Tax cuts enacted under president George W. Bush in the early 2000s met a similar, although less straightforward, fate, according to Gardner.
Between 2001 and 2003, the administration and Congress lowered the top marginal tax rate to 35 percent from 39.6 percent, but after a protracted battle lawmakers allowed it to drift back up again to 39.6 percent in 2013 -- where president Bill Clinton's administration had left it in 1993.
"By late 2001, it was clear to many people that the budget surpluses that had prompted Bush to propose tax cuts as a candidate were really kind of illusory," said Gardner.
The 2017 tax cuts, he added, will have obvious targets -- such as certain privately-owned businesses that are currently taxed at individual rates -- that Democrats could reverse should control of Congress swing back in their favor, he added.
"A lot of these genies can be put back in the bottle," said Gardner.
But with the US federal debt at about $20 trillion, and the debt-to-GDP ratio its highest since World War II, economists of all stripes say a reckoning is in order.

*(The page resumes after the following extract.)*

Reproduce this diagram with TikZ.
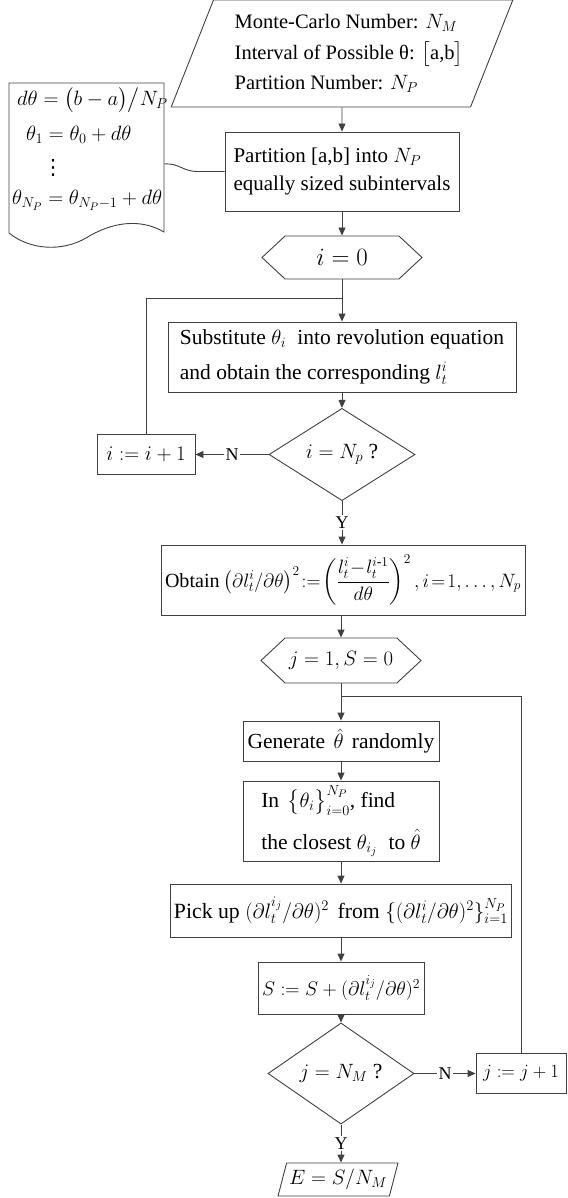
\documentclass[tikz,border=0pt]{standalone}
\usepackage{amsmath}
\usepackage{fontspec}
\setmainfont{Liberation Serif}
\newfontfamily\djv{DejaVu Sans}
\usetikzlibrary{shapes.geometric,shapes.symbols,arrows.meta}
\definecolor{linec}{gray}{0.25}
\newcommand\fsz{\fontsize{21.5}{28}\selectfont}
\begin{document}
\begin{tikzpicture}[x=1pt,y=-1pt,
  base/.style={draw=linec,line width=0.9pt,inner sep=0pt,font=\fsz,text=black},
  boxn/.style={base,rectangle},
  para/.style={base,trapezium,trapezium stretches=true},
  hexn/.style={base,signal,signal to=west and east,signal pointer angle=86},
  dia/.style={base,diamond},
  ln/.style={draw=linec,line width=0.9pt},
  arr/.style={ln,-{Triangle[length=8pt,width=7pt]}},
  lbl/.style={fill=white,inner sep=1.5pt,font=\fontsize{18}{20}\selectfont,text=black},
  txt/.style={inner sep=0pt,font=\fsz,anchor=west}
]
\useasboundingbox (0,0) rectangle (567,1198);

% input
\node[para,minimum width=342,minimum height=107,trapezium left angle=63,trapezium right angle=117,
      align=left,font=\fontsize{20.5}{30.5}\selectfont] (in) at (342,53.5)
  {\hspace*{14pt}Monte-Carlo Number: $N_M$\\\hspace*{14pt}Interval of Possible θ: $\bigl[\text{a,b}\bigr]$\\\hspace*{14pt}Partition Number: $N_P$};

\node[boxn,minimum width=234,minimum height=79,align=left,font=\fontsize{21}{28}\selectfont] (part) at (342,171.5)
  {Partition [a,b] into $N_P$\\equally sized subintervals};

% document note
\draw[ln] (9,233) -- (9,83) -- (164,83) -- (164,232)
  .. controls (140,218) and (112,222) .. (86,238)
  .. controls (62,252) and (30,250) .. (9,233) -- cycle;
\node[txt] (d1) at (17,100) {$d\theta = \bigl(b-a\bigr)\big/N_P$};
\node[txt] (d2) at (26,135) {$\theta_1 = \theta_0 + d\theta$};
\node[inner sep=0pt,font=\fontsize{21}{24}\djv] (d3) at (53,168) {⋮};
\node[txt] (d4) at (12,200) {$\theta_{N_P} = \theta_{N_P-1} + d\theta$};
\coordinate (dc) at (164,164);
\draw[ln] (dc) .. controls (180,163) and (182,171.5) .. (198,171.5) -- (part.west);

\node[hexn,minimum width=160,minimum height=43,font=\fontsize{23}{28}\selectfont] (hexi) at (342,257.5) {$i = 0$};

\node[boxn,minimum width=348,minimum height=70,align=left,font=\fontsize{21.5}{35}\selectfont] (sub) at (342,357)
  {Substitute $\theta_i$\hspace{6pt} into revolution equation\\and obtain the corresponding $l_t^i$};

\node[dia,minimum width=146,minimum height=69] (dia1) at (342,454.5) {$i = N_p$ ?};
\node[boxn,minimum width=98,minimum height=40] (inc1) at (146,454.5) {$i := i+1$};

\node[boxn,minimum width=364,minimum height=70] (obt) at (343,580)
  {\resizebox{356pt}{!}{\thickmuskip=2mu\medmuskip=1mu Obtain\hspace{4pt}$\bigl(\partial l_t^i/\partial\theta\bigr)^2 := \left(\dfrac{l_t^i - l_t^{i\text{-}1}}{d\theta}\right)^2, i=1,\ldots,N_p$}};

\node[hexn,minimum width=160,minimum height=45] (hexj) at (341,660.5) {$j = 1, S = 0$};

\node[boxn,minimum width=196,minimum height=40] (gen) at (341,741) {Generate\hspace{3pt} $\hat\theta$\hspace{3pt} randomly};

\node[boxn,minimum width=196,minimum height=80,align=left,font=\fontsize{21.5}{42}\selectfont] (inb) at (341,821)
  {In\hspace{3pt} $\bigl\{\theta_i\bigr\}_{i=0}^{N_P}$, find\\the closest $\theta_{i_j}$\hspace{6pt} to $\hat\theta$};

\node[boxn,minimum width=341,minimum height=53] (pick) at (341,910.5)
  {\resizebox{334pt}{!}{Pick up $(\partial l_t^{i_j}/\partial\theta)^2$\hspace{3pt} from $\{(\partial l_t^i/\partial\theta)^2\}_{i=1}^{N_P}$}};

\node[boxn,minimum width=166,minimum height=52] (sb) at (341,988) {\resizebox{158pt}{!}{$S := S + (\partial l_t^{i_j}/\partial\theta)^2$}};

\node[dia,minimum width=146,minimum height=69] (dia2) at (341,1073.5) {$j = N_M$ ?};
\node[boxn,minimum width=90,minimum height=40] (inc2) at (521,1073.5) {\resizebox{76pt}{!}{$j := j+1$}};

\node[para,minimum width=120,minimum height=33,trapezium left angle=68.5,trapezium right angle=111.5] (out) at (338,1179.5)
  {$E = S/N_M$};

% connectors
\coordinate (j1) at (342,298);
\coordinate (j2) at (341,696);
\draw[arr] (in.south) -- (part.north);
\draw[arr] (part.south) -- (hexi.north);
\draw[arr] (hexi.south) -- (sub.north);
\draw[ln] (inc1.north) |- (j1);
\draw[arr] (sub.south) -- (dia1.north);
\draw[arr] (dia1.west) -- node[lbl] {N} (inc1.east);
\draw[arr] (dia1.south) -- node[lbl] {Y} (dia1.south |- obt.north);
\draw[arr] (obt.south -| hexj.north) -- (hexj.north);
\draw[arr] (hexj.south) -- (gen.north);
\draw[ln] (inc2.north) |- (j2);
\draw[arr] (gen.south) -- (inb.north);
\draw[arr] (inb.south) -- (pick.north);
\draw[arr] (pick.south) -- (sb.north);
\draw[arr] (sb.south) -- (dia2.north);
\draw[arr] (dia2.east) -- node[lbl] {N} (inc2.west);
\draw[arr] (dia2.south) -- node[lbl] {Y} (dia2.south |- out.north);
\end{tikzpicture}
\end{document}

The question is where the spending cuts may come from.
As deficits balloon from their plan, Republicans are likely to call for cuts to social spending, exacerbating the effects of tax cuts that already favor the wealthy, according to Jared Bernstein, who served as economic advisor to former Vice President Joe Biden.
"How this plays out is going to have to be the result of future elections," he told AFP.